Y sin embargo, cuando se acierta…

No soy amigo de Alejandro Zambra, nunca nos hemos tratado ni escrito (sólo el otro día, el pasado viernes, pedí cuatro minutos con él para hacerle ese retrato de allá arriba), pero cuando me enteré de que había tenido un hijo me alegré mucho, y no sólo por ellos, que también, sino por nosotros, porque conociendo su obra se podía intuir que iba a ser imposible que la experiencia de la paternidad no saltase desde el alto trampolín de la felicidad al agua transparente de su literatura.

Y así ha sido: tras esa obra maestra que fue Poeta chileno (el mejor libro en nuestro idioma de ese extrañísimo año que fue 2020), Zambra nos da en Literatura infantil una serie de cuentos o «ensayos» relacionados con la infancia (los más ficticios), con su propia infancia (los más cómplices con el lector habitual, y en los que su propio padre –que no deja de protestar por ello– vuelve a ser protagonista) o sobre la infancia de Silvestre (los que hacen crecer aún varios centímetros más el siempre elevado listón de su escritura), obteniendo textos sobre su hijo que no son nada babosos, siendo muy tiernos; que no son nada sensibleros siendo puro cariño; que son inteligentísimos y agudos a pesar de estar escritos, por encima de todo, con el corazón.

La verdadera melodía de la vida siempre ha sonado especialmente bien afinada en los libros de Alejandro Zambra, y en un contexto editorial en el que se reclama, se premia y se celebra lo truculento, lo amargo, lo violento, lo victimista o lo escabroso, él, simplemente, ha entendido un poco mejor de qué va la cosa, y ha acertado a captar y cantar el lado amable del mundo, convirtiéndose en el mejor representante de hoy de una literatura fundamentalmente feliz y sonriente

«Los libros a los hijos no hay que escribirlos cuando son bebés, sino cuando se hacen adolescentes, pero no para que éstos puedan leerlos y entenderlos, sino más bien para que a nosotros nos haya dado tiempo a enterarnos de algo»

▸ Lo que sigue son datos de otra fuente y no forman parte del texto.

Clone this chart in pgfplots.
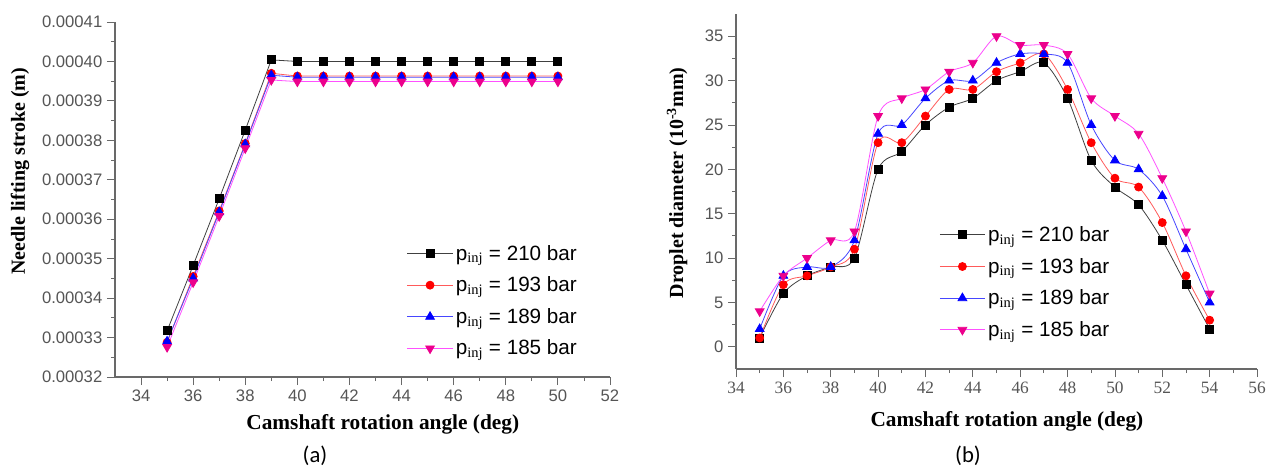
\documentclass[border=0pt]{standalone}
\usepackage{fontspec}
\setmainfont{Liberation Serif}
\setsansfont{Liberation Sans}
\newfontfamily\calibri{Carlito}
\usepackage{pgfplots}
\pgfplotsset{compat=1.18}

\definecolor{tickgray}{RGB}{85,85,85}
\definecolor{axgray}{RGB}{105,105,105}
\definecolor{lred}{RGB}{255,90,90}
\definecolor{lblue}{RGB}{70,70,255}
\definecolor{lmag}{RGB}{255,80,255}

% px -> pt : 0.75
\pgfplotsset{
  originstyle/.style={
    scale only axis,
    axis x line*=bottom, axis y line*=left,
    tick align=outside,
    major tick length=6pt, minor tick length=3pt,
    minor x tick num=1, minor y tick num=1,
    every tick/.style={axgray, line width=0.6pt},
    axis line style={axgray, line width=0.8pt},
    tick label style={font=\sffamily\fontsize{12.5}{12.5}\selectfont, text=tickgray},
    label style={font=\rmfamily\bfseries\fontsize{15}{15}\selectfont},
    x label style={font=\rmfamily\bfseries\fontsize{16}{16}\selectfont},
    /pgf/number format/assume math mode=true,
    legend style={draw=none, fill=none, font=\sffamily\fontsize{15.5}{15.5}\selectfont,
      row sep=7pt, inner sep=0pt},
    legend cell align=left,
    legend image code/.code={\draw[mark repeat=2,mark phase=2] plot coordinates {(0pt,0pt) (17pt,0pt) (34pt,0pt)};},
    clip=false,
  },
  s210/.style={draw=black!75, line width=0.6pt, mark=square*, mark size=3pt, mark options={solid, fill=black, draw=black}},
  s193/.style={draw=lred, line width=0.6pt, mark=*, mark size=3pt, mark options={solid, fill=red, draw=red}},
  s189/.style={draw=lblue, line width=0.6pt, mark=triangle*, mark size=3.8pt, mark options={solid, fill=blue, draw=blue}},
  s185/.style={draw=lmag, line width=0.6pt, mark=triangle*, mark size=3.8pt, mark options={solid, fill=magenta, draw=magenta, rotate=180}},
}

\begin{document}
\begin{tikzpicture}
\path[use as bounding box] (0,0) rectangle (952.5pt,351pt);

% (a) needle lifting stroke
\begin{axis}[originstyle,
  at={(86.25pt,68.25pt)}, anchor=south west,
  width=371.25pt, height=266.25pt,
  xmin=33, xmax=52, xtick={34,36,...,52},
  ymin=0.00032, ymax=0.00041,
  ytick={0.00032,0.00033,0.00034,0.00035,0.00036,0.00037,0.00038,0.00039,0.00040,0.00041},
  scaled y ticks=false,
  yticklabel style={/pgf/number format/fixed, /pgf/number format/precision=5, /pgf/number format/fixed zerofill},
  xlabel={Camshaft rotation angle (deg)},
  ylabel={Needle lifting stroke (m)},
  x label style={at={(axis description cs:0.541,-0.132)}, anchor=center},
  y label style={at={(axis description cs:-0.192,0.58)}, anchor=center},
  legend style={at={(axis description cs:0.939,0.38)}, anchor=north east},
]
\addplot[s210] coordinates {(35,0.0003317) (36,0.0003483) (37,0.0003652) (38,0.0003826) (39,0.0004004)
  (40,0.00040) (41,0.00040) (42,0.00040) (43,0.00040) (44,0.00040) (45,0.00040) (46,0.00040) (47,0.00040) (48,0.00040) (49,0.00040) (50,0.00040)};
\addplot[s193] coordinates {(35,0.0003288) (36,0.0003455) (37,0.0003621) (38,0.0003792) (39,0.0003970)
  (40,0.0003963) (41,0.0003963) (42,0.0003963) (43,0.0003963) (44,0.0003963) (45,0.0003963) (46,0.0003963) (47,0.0003963) (48,0.0003963) (49,0.0003963) (50,0.0003963)};
\addplot[s189] coordinates {(35,0.0003290) (36,0.0003450) (37,0.0003618) (38,0.0003790) (39,0.0003965)
  (40,0.0003960) (41,0.0003960) (42,0.0003960) (43,0.0003960) (44,0.0003960) (45,0.0003960) (46,0.0003960) (47,0.0003960) (48,0.0003960) (49,0.0003960) (50,0.0003960)};
\addplot[s185] coordinates {(35,0.0003276) (36,0.0003440) (37,0.0003608) (38,0.0003780) (39,0.0003953)
  (40,0.0003949) (41,0.0003949) (42,0.0003949) (43,0.0003949) (44,0.0003949) (45,0.0003949) (46,0.0003949) (47,0.0003949) (48,0.0003949) (49,0.0003949) (50,0.0003949)};
\legend{p\textsubscript{\rmfamily inj} = 210 bar, p\textsubscript{\rmfamily inj} = 193 bar, p\textsubscript{\rmfamily inj} = 189 bar, p\textsubscript{\rmfamily inj} = 185 bar}
\end{axis}

% (b) droplet diameter
\begin{axis}[originstyle,
  at={(552pt,74.25pt)}, anchor=south west,
  width=390.75pt, height=266.25pt,
  xmin=34, xmax=56, xtick={34,36,...,56},
  ymin=-2.5, ymax=37.5, ytick={0,5,...,35},
  xticklabel style={font=\rmfamily\fontsize{13}{13}\selectfont},
  xlabel={Camshaft rotation angle (deg)},
  ylabel={Droplet diameter (10\textsuperscript{-3}mm)},
  x label style={at={(axis description cs:0.52,-0.148)}, anchor=center},
  y label style={at={(axis description cs:-0.113,0.524)}, anchor=center},
  legend style={at={(axis description cs:0.722,0.41)}, anchor=north east},
]
\addplot[s210, smooth] coordinates {(35,1) (36,6) (37,8) (38,9) (39,10) (40,20) (41,22) (42,25) (43,27) (44,28)
  (45,30) (46,31) (47,32) (48,28) (49,21) (50,18) (51,16) (52,12) (53,7) (54,2)};
\addplot[s193, smooth] coordinates {(35,1) (36,7) (37,8) (38,9) (39,11) (40,23) (41,23) (42,26) (43,29) (44,29)
  (45,31) (46,32) (47,33) (48,29) (49,23) (50,19) (51,18) (52,14) (53,8) (54,3)};
\addplot[s189, smooth] coordinates {(35,2) (36,8) (37,9) (38,9) (39,12) (40,24) (41,25) (42,28) (43,30) (44,30)
  (45,32) (46,33) (47,33) (48,32) (49,25) (50,21) (51,20) (52,17) (53,11) (54,5)};
\addplot[s185, smooth] coordinates {(35,4) (36,8) (37,10) (38,12) (39,13) (40,26) (41,28) (42,29) (43,31) (44,32)
  (45,35) (46,34) (47,34) (48,33) (49,28) (50,26) (51,24) (52,19) (53,13) (54,6)};
\legend{p\textsubscript{\rmfamily inj} = 210 bar, p\textsubscript{\rmfamily inj} = 193 bar, p\textsubscript{\rmfamily inj} = 189 bar, p\textsubscript{\rmfamily inj} = 185 bar}
\end{axis}

\node[font=\calibri\fontsize{17}{17}\selectfont] at (236.25pt,9.5pt) {(a)};
\node[font=\calibri\fontsize{17}{17}\selectfont] at (726pt,9.5pt) {(b)};
\end{tikzpicture}
\end{document}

Porque ocurre que su humor nunca es tosco, su sensibilidad nunca se hace melosa, sus confidencias nunca son incómodas ni agresivas, su alegría nunca se desentiende de esa melancolía o incluso esa tristeza que inevitablemente están al fondo del cuadro sobre el que dibujamos otras cosas: allá al fondo del lienzo está siempre el cielo, o el mar, y no nos olvidamos de ello, pero por delante pintamos una ciudad, perfilamos unas criaturas, convocamos una enorme fiesta.

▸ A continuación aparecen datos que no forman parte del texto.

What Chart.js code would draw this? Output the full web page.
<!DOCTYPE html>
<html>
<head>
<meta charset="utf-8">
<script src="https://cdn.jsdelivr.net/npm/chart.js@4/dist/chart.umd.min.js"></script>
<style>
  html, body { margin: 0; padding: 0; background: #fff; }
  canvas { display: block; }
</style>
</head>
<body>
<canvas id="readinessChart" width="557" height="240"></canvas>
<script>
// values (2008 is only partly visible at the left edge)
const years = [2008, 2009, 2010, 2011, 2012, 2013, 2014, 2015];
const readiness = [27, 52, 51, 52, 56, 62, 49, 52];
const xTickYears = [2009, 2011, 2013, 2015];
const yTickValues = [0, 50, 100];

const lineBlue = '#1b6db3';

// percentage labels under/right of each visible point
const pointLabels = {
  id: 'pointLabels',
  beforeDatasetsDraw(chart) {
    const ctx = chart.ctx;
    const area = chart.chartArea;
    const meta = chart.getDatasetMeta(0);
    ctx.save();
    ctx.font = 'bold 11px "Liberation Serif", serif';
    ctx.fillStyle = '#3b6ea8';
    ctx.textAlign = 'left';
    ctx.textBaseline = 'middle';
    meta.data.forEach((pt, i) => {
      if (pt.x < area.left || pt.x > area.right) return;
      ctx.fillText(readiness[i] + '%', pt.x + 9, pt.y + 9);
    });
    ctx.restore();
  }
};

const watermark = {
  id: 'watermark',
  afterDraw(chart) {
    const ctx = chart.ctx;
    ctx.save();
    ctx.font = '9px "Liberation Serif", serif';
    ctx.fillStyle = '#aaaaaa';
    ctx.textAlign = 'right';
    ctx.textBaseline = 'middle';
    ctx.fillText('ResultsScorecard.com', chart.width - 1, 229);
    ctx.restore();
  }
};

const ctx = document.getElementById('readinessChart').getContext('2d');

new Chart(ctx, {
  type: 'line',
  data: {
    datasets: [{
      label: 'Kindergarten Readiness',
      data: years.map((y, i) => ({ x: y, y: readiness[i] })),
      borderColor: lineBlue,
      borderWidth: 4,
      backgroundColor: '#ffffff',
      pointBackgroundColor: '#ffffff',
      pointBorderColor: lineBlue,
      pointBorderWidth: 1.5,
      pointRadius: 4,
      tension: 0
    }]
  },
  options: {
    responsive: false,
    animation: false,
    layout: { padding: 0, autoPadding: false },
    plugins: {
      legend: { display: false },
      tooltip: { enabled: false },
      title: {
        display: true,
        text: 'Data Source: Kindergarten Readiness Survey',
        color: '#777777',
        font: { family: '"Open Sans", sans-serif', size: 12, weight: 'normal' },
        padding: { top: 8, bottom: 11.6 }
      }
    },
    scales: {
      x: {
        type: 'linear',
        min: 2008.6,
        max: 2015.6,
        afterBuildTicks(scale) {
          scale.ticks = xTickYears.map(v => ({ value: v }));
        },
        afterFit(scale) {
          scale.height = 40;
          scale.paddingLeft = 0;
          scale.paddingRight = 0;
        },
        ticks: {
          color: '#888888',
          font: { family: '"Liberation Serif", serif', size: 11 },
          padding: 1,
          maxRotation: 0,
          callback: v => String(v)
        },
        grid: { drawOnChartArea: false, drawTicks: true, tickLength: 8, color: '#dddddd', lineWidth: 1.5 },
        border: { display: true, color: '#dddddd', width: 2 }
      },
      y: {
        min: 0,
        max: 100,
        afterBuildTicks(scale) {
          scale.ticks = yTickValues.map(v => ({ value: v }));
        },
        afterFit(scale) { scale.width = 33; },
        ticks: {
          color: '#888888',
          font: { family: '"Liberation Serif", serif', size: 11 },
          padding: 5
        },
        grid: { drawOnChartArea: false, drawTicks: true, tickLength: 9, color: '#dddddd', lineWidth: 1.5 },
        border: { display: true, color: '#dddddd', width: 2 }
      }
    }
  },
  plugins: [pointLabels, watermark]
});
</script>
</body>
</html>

Y en cuanto a la autoficción, hay una intimidad que es luminosa, que no es nada narcisista ni presumida, y que nos concierne a todos. También se dice en este libro, disimulando lo esencial en un apunte sobre técnicas narrativas: «Últimamente me he venido reconciliando con la tercera persona. Y es que todo lo que sucede sucede para todosÇ.

Como he dicho antes, no conozco a Zambra, pero lo intuyo muy tímido, incluso reservado. Y es claramente de esos que no recurren a su vida para exhibirse, sino más bien para explicarse, y con ello explicarnos a muchos, haciéndose portavoz de una cierta forma de mirar en la que muchos podremos reconocernos, pues él da en el clavo de las cosas decisivas con una frecuencia admirable. Pero aunque lo hiciera, como tantos otros, por egolatría, por sobrevalorar su propia experiencia, por vanidad, por ese pueril afán de «registrar» la propia vida y hacerse la ilusión, así, de «permanecer»… también estaría bien, pues al final he aceptado que la monumental yuxtaposición o el intrincado solapamiento de todos esos miles de testimonios personales, nobles o equivocados, acaban formando un mapa bastante nítido de la aventura humana, por decirlo de un modo tal vez algo solemne. Y para que eso ocurra, por cierto, son totalmente necesarios también los libros malos, pues la mediocridad también dice mucho sobre ese gran relato colectivo, que tantas veces ha sido muy poco glorioso.

Literatura infantil es, en fin, un libro precioso, lleno de brillantez literaria, de sabiduría vital y de buena memoria. Son piezas narrativas (¡y alguna poética!) divertidas, significativas, atinadas, pertinentes, simpáticas, amables, reconfortantes, reparadoras, curativas… y, por tanto, bastante necesarias. Cada nuevo libro de Alejandro Zambra trae consigo una garantía ya no de calidad sino de regocijo, y aunque no es exactamente para pasarlo bien por lo que estamos en la literatura, ese ingrediente de la diversión –o al menos el entretenimiento– es consustancial a la creación, estuvo allí desde siempre. Y, en todo caso, cuando alguien me pregunte qué es para mí la literatura, o qué ha de intentar buscar y conseguir, creo que una buena respuesta será poner en sus manos un libro como Literatura infantil. Y no hará falta ninguna palabra más.